▶ [Brief]
Print, word for word, the opening line of the data below and every line after it through the line that contains "ax.tick_params(axis='y', length=6.5, width=0.8, pad=19)", but not the pictures.

▶ [Supplied material]
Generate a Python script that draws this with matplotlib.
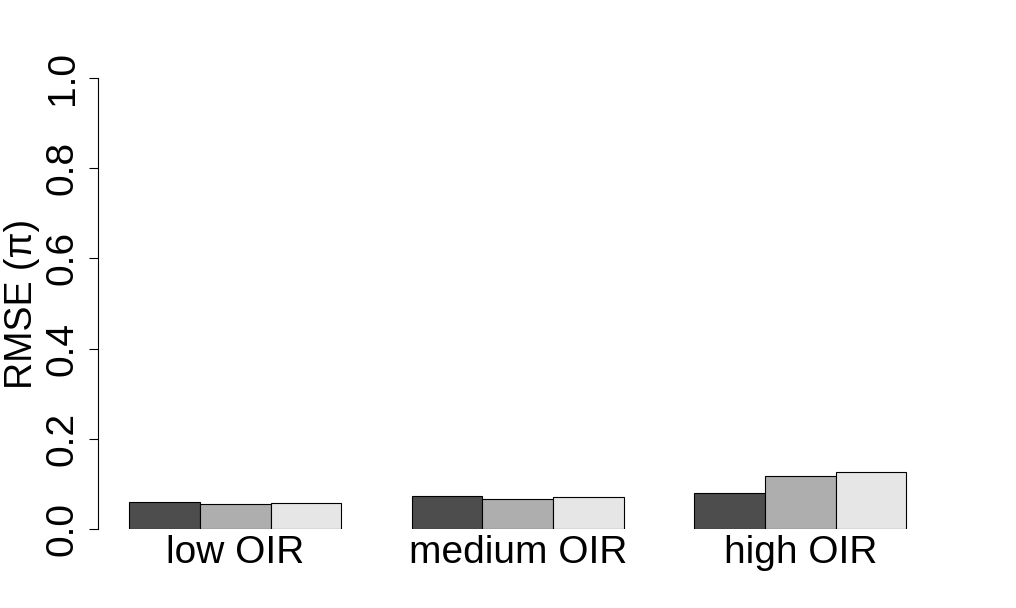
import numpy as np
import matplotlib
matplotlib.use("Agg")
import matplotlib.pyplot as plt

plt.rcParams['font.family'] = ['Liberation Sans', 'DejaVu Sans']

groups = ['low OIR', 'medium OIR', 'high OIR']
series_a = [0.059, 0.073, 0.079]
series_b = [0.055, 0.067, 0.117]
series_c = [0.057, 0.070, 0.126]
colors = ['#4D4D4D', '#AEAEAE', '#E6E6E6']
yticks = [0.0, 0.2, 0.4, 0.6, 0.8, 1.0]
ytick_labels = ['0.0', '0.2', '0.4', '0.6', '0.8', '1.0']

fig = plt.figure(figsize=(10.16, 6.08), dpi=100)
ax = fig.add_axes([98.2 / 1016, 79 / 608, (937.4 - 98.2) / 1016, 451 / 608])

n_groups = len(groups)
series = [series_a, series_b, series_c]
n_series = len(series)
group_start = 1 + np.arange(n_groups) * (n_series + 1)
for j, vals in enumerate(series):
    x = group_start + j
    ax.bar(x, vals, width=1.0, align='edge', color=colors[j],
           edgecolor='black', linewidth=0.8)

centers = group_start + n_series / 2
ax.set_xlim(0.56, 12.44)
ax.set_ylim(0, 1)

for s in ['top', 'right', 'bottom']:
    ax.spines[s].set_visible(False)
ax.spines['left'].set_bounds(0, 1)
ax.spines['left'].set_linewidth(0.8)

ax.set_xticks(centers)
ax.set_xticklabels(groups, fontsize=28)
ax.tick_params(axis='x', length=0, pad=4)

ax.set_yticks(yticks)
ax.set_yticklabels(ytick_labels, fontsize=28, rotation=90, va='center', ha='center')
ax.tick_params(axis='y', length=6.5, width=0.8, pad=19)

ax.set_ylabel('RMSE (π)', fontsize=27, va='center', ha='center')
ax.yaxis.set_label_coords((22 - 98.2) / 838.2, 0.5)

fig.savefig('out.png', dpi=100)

▶ [Exercise output]
Generate a Python script that draws this with matplotlib.
import numpy as np
import matplotlib
matplotlib.use("Agg")
import matplotlib.pyplot as plt

plt.rcParams['font.family'] = ['Liberation Sans', 'DejaVu Sans']

groups = ['low OIR', 'medium OIR', 'high OIR']
series_a = [0.059, 0.073, 0.079]
series_b = [0.055, 0.067, 0.117]
series_c = [0.057, 0.070, 0.126]
colors = ['#4D4D4D', '#AEAEAE', '#E6E6E6']
yticks = [0.0, 0.2, 0.4, 0.6, 0.8, 1.0]
ytick_labels = ['0.0', '0.2', '0.4', '0.6', '0.8', '1.0']

fig = plt.figure(figsize=(10.16, 6.08), dpi=100)
ax = fig.add_axes([98.2 / 1016, 79 / 608, (937.4 - 98.2) / 1016, 451 / 608])

n_groups = len(groups)
series = [series_a, series_b, series_c]
n_series = len(series)
group_start = 1 + np.arange(n_groups) * (n_series + 1)
for j, vals in enumerate(series):
    x = group_start + j
    ax.bar(x, vals, width=1.0, align='edge', color=colors[j],
           edgecolor='black', linewidth=0.8)

centers = group_start + n_series / 2
ax.set_xlim(0.56, 12.44)
ax.set_ylim(0, 1)

for s in ['top', 'right', 'bottom']:
    ax.spines[s].set_visible(False)
ax.spines['left'].set_bounds(0, 1)
ax.spines['left'].set_linewidth(0.8)

ax.set_xticks(centers)
ax.set_xticklabels(groups, fontsize=28)
ax.tick_params(axis='x', length=0, pad=4)

ax.set_yticks(yticks)
ax.set_yticklabels(ytick_labels, fontsize=28, rotation=90, va='center', ha='center')
ax.tick_params(axis='y', length=6.5, width=0.8, pad=19)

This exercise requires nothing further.